A biomédica Mellanie Dutra já é usuária antiga do Twitter, mas apenas em 2019 começou a utilizá-lo com maior frequência para divulgação científica, adotando-a como sua principal frente. Ela conta que já tinha vontade de se tornar divulgadora paralelamente à sua atuação em pesquisa, mas durante a pandemia sentiu “um grande chamado”. “Dediquei todo meu tempo livre para isso, a dar o meu melhor para auxiliar no enfrentamento tanto da pandemia quanto da desinformação. E ver esse retorno, emociona-me e me faz sentir honrada por poder receber um pouquinho do tempo das pessoas quando trago as informações”.
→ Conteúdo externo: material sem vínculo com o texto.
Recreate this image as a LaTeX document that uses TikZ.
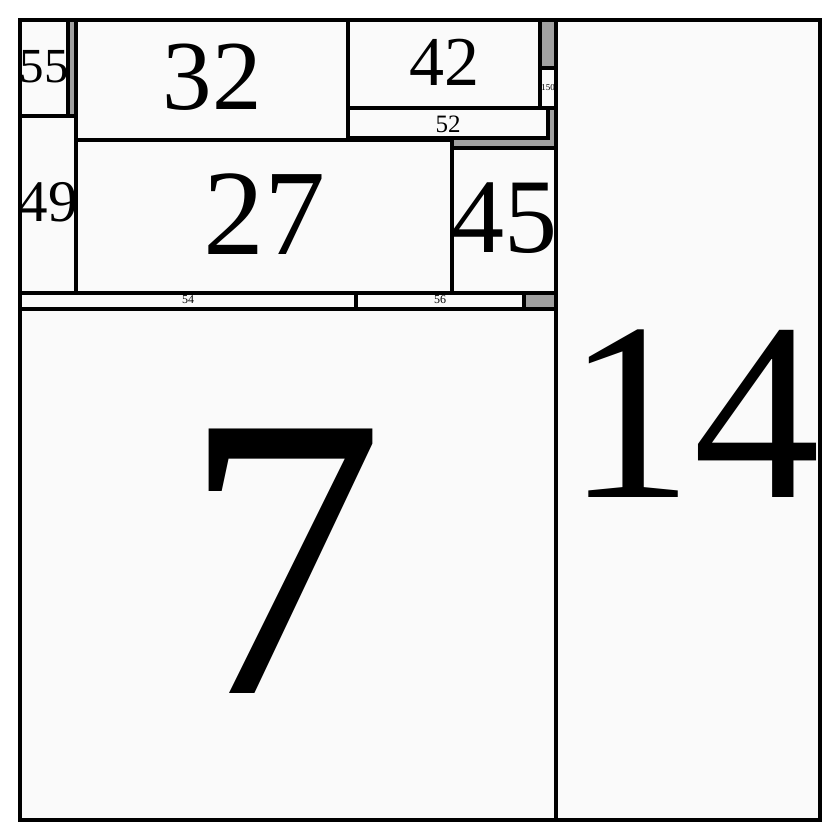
\documentclass[tikz,border=0pt]{standalone}
\usepackage{fontspec}
\setmainfont{Liberation Serif}
\usepackage{xcolor}
\definecolor{cellfill}{HTML}{FAFAFA}
\definecolor{gapgray}{HTML}{A0A0A0}
\tikzstyle{cell}=[draw=black, fill=cellfill, line width=1.9pt]
\tikzstyle{gap}=[fill=gapgray]
\tikzstyle{tag}=[inner sep=0pt, anchor=center]
\newcommand{\fs}[1]{\fontsize{#1}{#1}\selectfont}

\begin{document}
\begin{tikzpicture}[x=0.5pt, y=-0.5pt]
    \useasboundingbox (0,0) rectangle (840,840);
    \fill[white] (0,0) rectangle (840,840);

    % grey parent block, seen in the gaps
    \fill[gap] (20,20) rectangle (556,309);

    % leaf cells
    \draw[cell] (20,20) rectangle (68,116);
    \draw[cell] (76,20) rectangle (348,140);
    \draw[cell] (348,20) rectangle (540,108);
    \draw[cell] (540,68) rectangle (556,108);
    \draw[cell] (348,108) rectangle (548,138);
    \draw[cell] (20,116) rectangle (76,293);
    \draw[cell] (76,140) rectangle (452,293);
    \draw[cell] (452,148) rectangle (556,293);
    \draw[cell] (20,293) rectangle (356,309);
    \draw[cell] (356,293) rectangle (524,309);
    \draw[cell] (20,309) rectangle (556,820);
    \draw[cell] (556,20) rectangle (820,820);

    % outer frame
    \draw[line width=1.9pt] (20,20) rectangle (820,820);

    % labels
    \draw node at (44, 67) [tag] (n55) {\fs{24.5}55};
    \draw node at (212, 77) [tag] (n32) {\fs{49.5}32};
    \draw node at (444, 62) [tag] (n42) {\fs{35}42};
    \draw node at (548, 88) [tag] (n150) {\fs{4.5}150};
    \draw node at (448, 124) [tag] (n52) {\fs{12.5}52};
    \draw node at (48, 202) [tag] (n49) {\fs{29.5}49};
    \draw node at (264, 214) [tag] (n27) {\fs{61}27};
    \draw node at (504, 218) [tag] (n45) {\fs{53}45};
    \draw node at (188, 300) [tag] (n54) {\fs{6}54};
    \draw node at (440, 300) [tag] (n56) {\fs{6}56};
    \draw node at (283, 561) [tag] (n7) {\fs{202}7};
    \draw node at (693, 414) [tag] (n14) {\fs{127}14};
\end{tikzpicture}
\end{document}
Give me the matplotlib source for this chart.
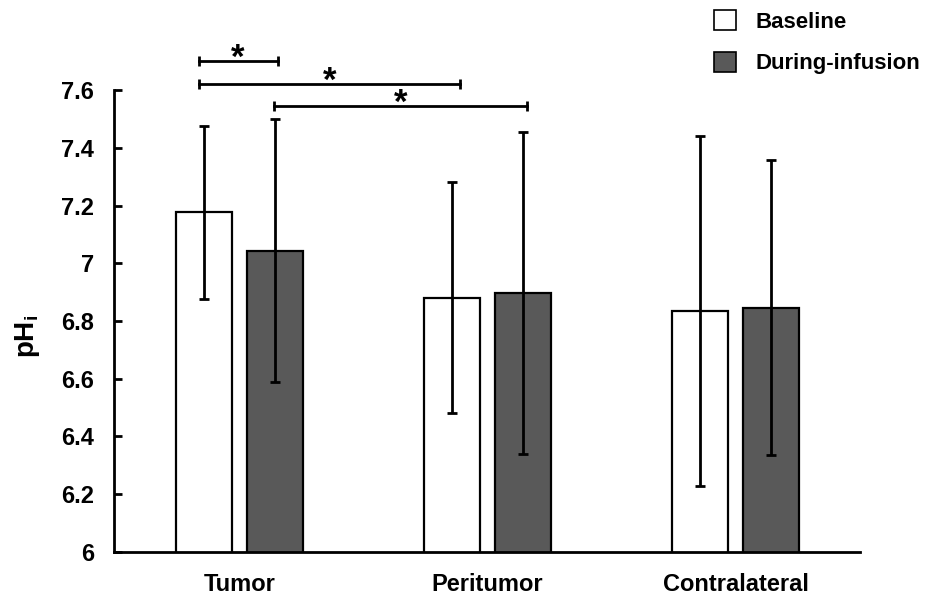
import matplotlib.pyplot as plt
import numpy as np
from matplotlib.patches import Patch

# --- data ---
regions = ['Tumor', 'Peritumor', 'Contralateral']
baseline = [7.177, 6.881, 6.836]
baseline_err = [0.30, 0.40, 0.606]
infusion = [7.044, 6.898, 6.846]
infusion_err = [0.455, 0.557, 0.51]
yticks = [6, 6.2, 6.4, 6.6, 6.8, 7, 7.2, 7.4, 7.6]

# significance brackets: (x start, x end, y level)
brackets = [(-0.165, 0.154, 7.70), (-0.165, 0.889, 7.62), (0.139, 1.160, 7.545)]

plt.rcParams['font.family'] = ['Liberation Sans', 'DejaVu Sans']
plt.rcParams['font.weight'] = 'bold'

fig = plt.figure(figsize=(9.25, 5.95), dpi=100)
ax = fig.add_axes([0.1232, 0.0723, 0.8065, 0.7764])

x = np.arange(len(regions))
w = 0.228
off = 0.143
GRAY = '#595959'

ax.bar(x - off, baseline, w, color='white', edgecolor='black',
       linewidth=1.6, zorder=2, label='Baseline')
ax.bar(x + off, infusion, w, color=GRAY, edgecolor='black',
       linewidth=1.6, zorder=2, label='During-infusion')
ax.errorbar(x - off, baseline, yerr=baseline_err, fmt='none', ecolor='black',
            elinewidth=2, capsize=3.3, capthick=2, zorder=3)
ax.errorbar(x + off, infusion, yerr=infusion_err, fmt='none', ecolor='black',
            elinewidth=2, capsize=3.3, capthick=2, zorder=3)

ax.set_xlim(-0.506, 2.502)
ax.set_ylim(6, 7.6)
ax.set_yticks(yticks)
ax.set_yticklabels([f'{t:g}' for t in yticks])
ax.set_xticks(x)
ax.set_xticklabels(regions)
ax.tick_params(axis='y', direction='in', length=6, width=2, labelsize=17, pad=14.5)
ax.tick_params(axis='x', length=0, labelsize=17, pad=15)
for s in ['top', 'right']:
    ax.spines[s].set_visible(False)
for s in ['left', 'bottom']:
    ax.spines[s].set_linewidth(2)
ax.set_ylabel(r'pH$_\mathregular{i}$', fontsize=20, fontweight='bold')
ax.yaxis.set_label_coords(-0.0965, 0.4675)

# significance markers
for x0, x1, yl in brackets:
    ax.plot([x0, x1], [yl, yl], color='black', lw=2, clip_on=False,
            marker='|', markersize=7, markeredgewidth=2)
    ax.annotate('*', xy=((x0 + x1) / 2, yl), xytext=(0, -5), textcoords='offset points',
                ha='center', va='baseline', fontsize=25, fontweight='bold',
                annotation_clip=False)

handles = [Patch(facecolor='white', edgecolor='black', linewidth=1.2),
           Patch(facecolor=GRAY, edgecolor='black', linewidth=1.2)]
fig.legend(handles, ['Baseline', 'During-infusion'], loc='upper left',
           bbox_to_anchor=(0.7505, 1.016), frameon=False, fontsize=16,
           handlelength=1.0, handleheight=1.0, labelspacing=0.85, handletextpad=0.85)

fig.savefig('out.png', dpi=100)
Para quem está começando, ela incentiva a não desanimar: “Divulgar ciência requer, entre outros aspectos, entender onde o público está, quais mídias prefere consumir, como montar conteúdos atrativos com uma linguagem acessível mantendo o rigor científico. É um caminho longo, e pode frustrar por não termos, na sequência, o feedback que esperávamos. Mas isso não significa que não podemos ter mudado a vida de alguém no percurso: o conhecimento é transformador. Transformou a minha vida, transforma a vida de milhões de pessoas, todos os dias. O que te motiva e te faz brilhar os olhos pode fazer o mesmo por outra pessoa, sem você nem saber disso! E lembre-se: uma pessoa por dia são 365 pessoas por ano.”
O médico Márcio Bittencourt conta que começou a usar o Twitter para discutir publicações, protocolos de pesquisa e participar da divulgação de artigos científicos com a comunidade internacional da área médica. “Não me enxergava como um divulgador para o público antes da pandemia. Na fase mais aguda, a falta de informações confiáveis e outras limitações do que estava disponível nas redes sociais me levou a começar a compartilhar mais”, relata.
A quem deseja usar o Twitter para divulgação, ele elenca alguns pontos importantes. Em primeiro lugar ter claro para si mesmo qual o contexto do seu perfil na rede e o objetivo dele. “Mais pessoas que buscam informações vão procurar o seu perfil se ficar claro o que o define”. Além disso, diz, “a rede foi feita para interagir. Não é necessário responder tudo, mas interagir com as pessoas que comentam suas postagens torna a troca de informações muito mais rica”. Por fim, Marcio recomenda que se evite “confrontos desnecessários com quem não está interessado em discutir de verdade”.